** Dataset extract **
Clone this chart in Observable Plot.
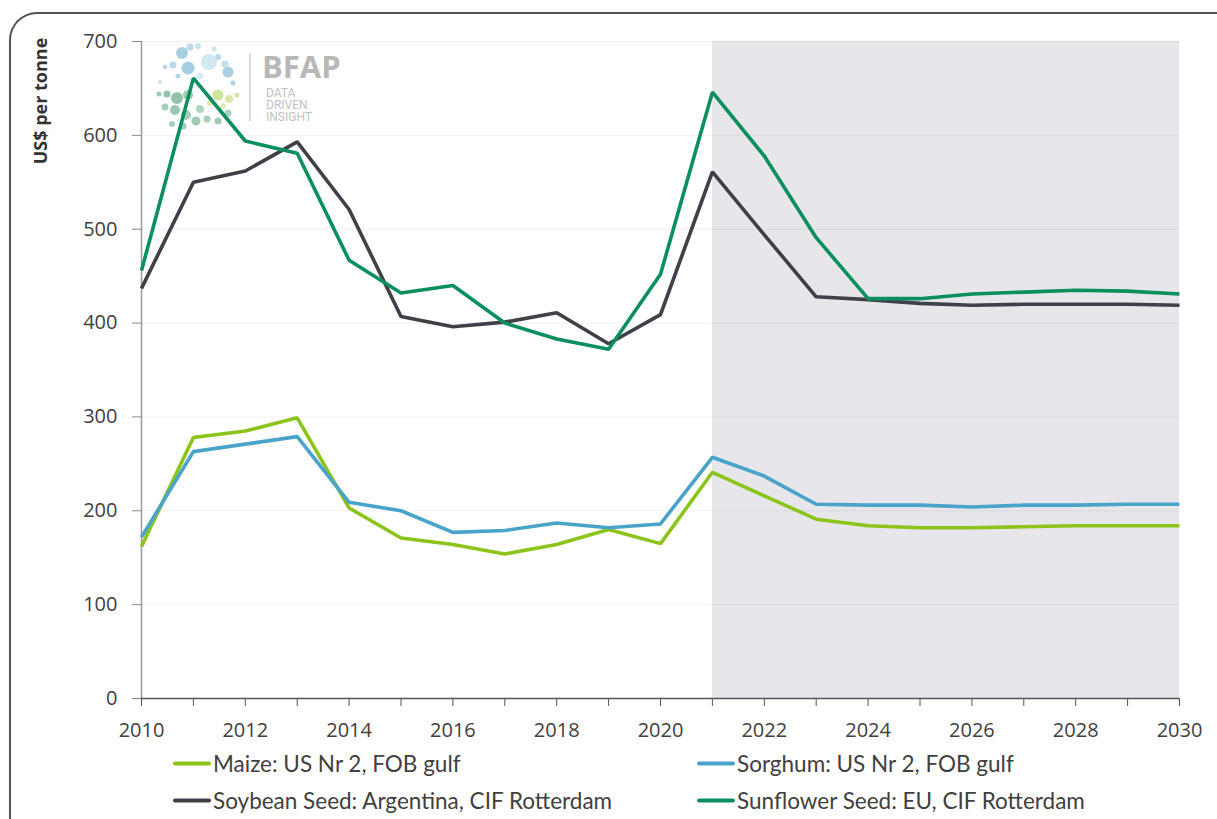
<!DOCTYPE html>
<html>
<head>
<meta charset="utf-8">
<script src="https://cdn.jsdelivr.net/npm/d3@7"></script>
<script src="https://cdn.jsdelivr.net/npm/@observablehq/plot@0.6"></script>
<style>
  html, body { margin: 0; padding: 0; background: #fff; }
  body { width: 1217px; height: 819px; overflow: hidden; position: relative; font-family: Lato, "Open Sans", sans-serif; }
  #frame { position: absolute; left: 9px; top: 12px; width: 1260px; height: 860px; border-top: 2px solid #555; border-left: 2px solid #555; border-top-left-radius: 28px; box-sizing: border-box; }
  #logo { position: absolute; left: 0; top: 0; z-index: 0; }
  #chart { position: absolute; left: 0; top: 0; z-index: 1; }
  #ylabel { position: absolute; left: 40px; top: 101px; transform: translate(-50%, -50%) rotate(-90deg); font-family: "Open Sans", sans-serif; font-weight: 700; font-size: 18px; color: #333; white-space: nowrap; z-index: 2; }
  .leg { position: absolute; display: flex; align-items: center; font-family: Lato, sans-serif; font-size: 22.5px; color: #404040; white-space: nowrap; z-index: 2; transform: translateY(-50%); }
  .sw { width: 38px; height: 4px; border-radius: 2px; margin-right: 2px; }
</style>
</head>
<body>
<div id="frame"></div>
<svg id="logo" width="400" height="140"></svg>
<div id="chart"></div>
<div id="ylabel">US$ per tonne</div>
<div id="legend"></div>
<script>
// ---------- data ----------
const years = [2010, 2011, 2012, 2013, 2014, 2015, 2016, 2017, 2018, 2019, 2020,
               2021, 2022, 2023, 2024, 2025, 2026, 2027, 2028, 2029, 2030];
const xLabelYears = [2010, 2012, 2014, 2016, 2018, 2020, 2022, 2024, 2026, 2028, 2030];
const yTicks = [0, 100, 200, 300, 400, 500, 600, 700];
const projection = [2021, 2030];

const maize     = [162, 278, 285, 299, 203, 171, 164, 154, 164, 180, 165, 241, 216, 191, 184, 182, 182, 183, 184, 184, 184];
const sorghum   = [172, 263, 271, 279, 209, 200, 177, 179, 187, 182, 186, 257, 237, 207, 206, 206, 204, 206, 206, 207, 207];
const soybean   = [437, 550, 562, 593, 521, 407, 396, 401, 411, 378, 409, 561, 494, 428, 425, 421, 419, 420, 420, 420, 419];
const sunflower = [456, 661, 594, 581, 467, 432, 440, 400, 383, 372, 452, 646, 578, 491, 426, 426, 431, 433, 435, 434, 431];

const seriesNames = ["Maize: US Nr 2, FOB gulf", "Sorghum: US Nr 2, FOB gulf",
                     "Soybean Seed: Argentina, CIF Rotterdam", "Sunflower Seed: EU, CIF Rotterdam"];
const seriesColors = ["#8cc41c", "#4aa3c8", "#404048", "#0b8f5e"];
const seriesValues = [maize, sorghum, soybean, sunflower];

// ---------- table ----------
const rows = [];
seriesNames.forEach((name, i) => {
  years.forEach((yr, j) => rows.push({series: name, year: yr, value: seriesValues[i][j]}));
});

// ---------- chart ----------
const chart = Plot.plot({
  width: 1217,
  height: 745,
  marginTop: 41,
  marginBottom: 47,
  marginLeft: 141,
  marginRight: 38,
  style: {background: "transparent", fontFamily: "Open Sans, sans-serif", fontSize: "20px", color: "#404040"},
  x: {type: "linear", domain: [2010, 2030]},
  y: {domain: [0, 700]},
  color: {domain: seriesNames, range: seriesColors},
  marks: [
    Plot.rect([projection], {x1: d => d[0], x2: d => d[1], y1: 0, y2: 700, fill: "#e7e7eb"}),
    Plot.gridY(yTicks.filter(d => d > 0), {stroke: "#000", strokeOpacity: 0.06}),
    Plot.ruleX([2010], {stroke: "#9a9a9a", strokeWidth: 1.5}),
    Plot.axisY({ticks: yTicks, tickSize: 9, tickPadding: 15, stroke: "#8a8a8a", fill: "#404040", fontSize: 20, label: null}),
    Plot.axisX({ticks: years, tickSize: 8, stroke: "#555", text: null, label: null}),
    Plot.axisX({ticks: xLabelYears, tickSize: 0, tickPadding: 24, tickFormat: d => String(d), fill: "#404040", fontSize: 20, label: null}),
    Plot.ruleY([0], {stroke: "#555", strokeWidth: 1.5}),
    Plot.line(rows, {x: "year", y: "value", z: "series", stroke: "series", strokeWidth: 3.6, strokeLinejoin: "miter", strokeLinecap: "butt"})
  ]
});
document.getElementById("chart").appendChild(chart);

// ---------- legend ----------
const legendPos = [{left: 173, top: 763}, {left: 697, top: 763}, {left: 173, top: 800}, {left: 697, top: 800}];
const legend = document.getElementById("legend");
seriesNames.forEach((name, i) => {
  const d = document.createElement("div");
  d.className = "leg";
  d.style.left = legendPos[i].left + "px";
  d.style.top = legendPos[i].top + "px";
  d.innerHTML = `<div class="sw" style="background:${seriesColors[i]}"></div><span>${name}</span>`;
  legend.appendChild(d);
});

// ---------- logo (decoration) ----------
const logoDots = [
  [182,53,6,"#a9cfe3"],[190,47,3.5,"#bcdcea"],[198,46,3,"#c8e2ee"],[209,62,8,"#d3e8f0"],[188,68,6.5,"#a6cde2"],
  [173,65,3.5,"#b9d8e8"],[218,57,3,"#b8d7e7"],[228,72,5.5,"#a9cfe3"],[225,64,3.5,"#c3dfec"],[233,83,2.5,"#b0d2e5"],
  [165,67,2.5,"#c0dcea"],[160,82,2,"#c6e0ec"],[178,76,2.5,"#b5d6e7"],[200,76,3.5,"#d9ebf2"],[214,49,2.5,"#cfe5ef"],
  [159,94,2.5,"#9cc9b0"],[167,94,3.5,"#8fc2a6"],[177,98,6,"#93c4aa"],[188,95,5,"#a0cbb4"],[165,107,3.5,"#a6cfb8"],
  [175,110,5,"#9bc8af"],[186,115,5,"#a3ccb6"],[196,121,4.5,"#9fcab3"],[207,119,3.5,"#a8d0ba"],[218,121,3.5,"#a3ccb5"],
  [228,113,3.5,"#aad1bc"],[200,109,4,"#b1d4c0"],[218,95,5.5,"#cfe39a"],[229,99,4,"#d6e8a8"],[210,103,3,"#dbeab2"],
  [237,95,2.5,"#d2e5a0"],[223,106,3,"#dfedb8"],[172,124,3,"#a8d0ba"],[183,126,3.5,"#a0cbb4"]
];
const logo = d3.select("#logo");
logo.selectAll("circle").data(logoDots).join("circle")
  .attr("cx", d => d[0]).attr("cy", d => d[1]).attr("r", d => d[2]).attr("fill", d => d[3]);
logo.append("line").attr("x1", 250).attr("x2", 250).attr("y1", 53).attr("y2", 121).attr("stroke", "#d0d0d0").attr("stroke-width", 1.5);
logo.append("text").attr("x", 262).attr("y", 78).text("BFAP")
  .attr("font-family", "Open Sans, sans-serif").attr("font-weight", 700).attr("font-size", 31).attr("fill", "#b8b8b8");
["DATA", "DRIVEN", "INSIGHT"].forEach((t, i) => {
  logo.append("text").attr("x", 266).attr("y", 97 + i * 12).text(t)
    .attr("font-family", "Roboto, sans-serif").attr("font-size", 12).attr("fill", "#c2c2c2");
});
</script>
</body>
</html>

** Work to be completed **
Repeat, exactly and in full, each line from the start of the data to the line that contains "435, 434, 431];". Pictures do not go in.

** Solved exercise **
Clone this chart in Observable Plot.
<!DOCTYPE html>
<html>
<head>
<meta charset="utf-8">
<script src="https://cdn.jsdelivr.net/npm/d3@7"></script>
<script src="https://cdn.jsdelivr.net/npm/@observablehq/plot@0.6"></script>
<style>
  html, body { margin: 0; padding: 0; background: #fff; }
  body { width: 1217px; height: 819px; overflow: hidden; position: relative; font-family: Lato, "Open Sans", sans-serif; }
  #frame { position: absolute; left: 9px; top: 12px; width: 1260px; height: 860px; border-top: 2px solid #555; border-left: 2px solid #555; border-top-left-radius: 28px; box-sizing: border-box; }
  #logo { position: absolute; left: 0; top: 0; z-index: 0; }
  #chart { position: absolute; left: 0; top: 0; z-index: 1; }
  #ylabel { position: absolute; left: 40px; top: 101px; transform: translate(-50%, -50%) rotate(-90deg); font-family: "Open Sans", sans-serif; font-weight: 700; font-size: 18px; color: #333; white-space: nowrap; z-index: 2; }
  .leg { position: absolute; display: flex; align-items: center; font-family: Lato, sans-serif; font-size: 22.5px; color: #404040; white-space: nowrap; z-index: 2; transform: translateY(-50%); }
  .sw { width: 38px; height: 4px; border-radius: 2px; margin-right: 2px; }
</style>
</head>
<body>
<div id="frame"></div>
<svg id="logo" width="400" height="140"></svg>
<div id="chart"></div>
<div id="ylabel">US$ per tonne</div>
<div id="legend"></div>
<script>
// ---------- data ----------
const years = [2010, 2011, 2012, 2013, 2014, 2015, 2016, 2017, 2018, 2019, 2020,
               2021, 2022, 2023, 2024, 2025, 2026, 2027, 2028, 2029, 2030];
const xLabelYears = [2010, 2012, 2014, 2016, 2018, 2020, 2022, 2024, 2026, 2028, 2030];
const yTicks = [0, 100, 200, 300, 400, 500, 600, 700];
const projection = [2021, 2030];

const maize     = [162, 278, 285, 299, 203, 171, 164, 154, 164, 180, 165, 241, 216, 191, 184, 182, 182, 183, 184, 184, 184];
const sorghum   = [172, 263, 271, 279, 209, 200, 177, 179, 187, 182, 186, 257, 237, 207, 206, 206, 204, 206, 206, 207, 207];
const soybean   = [437, 550, 562, 593, 521, 407, 396, 401, 411, 378, 409, 561, 494, 428, 425, 421, 419, 420, 420, 420, 419];
const sunflower = [456, 661, 594, 581, 467, 432, 440, 400, 383, 372, 452, 646, 578, 491, 426, 426, 431, 433, 435, 434, 431];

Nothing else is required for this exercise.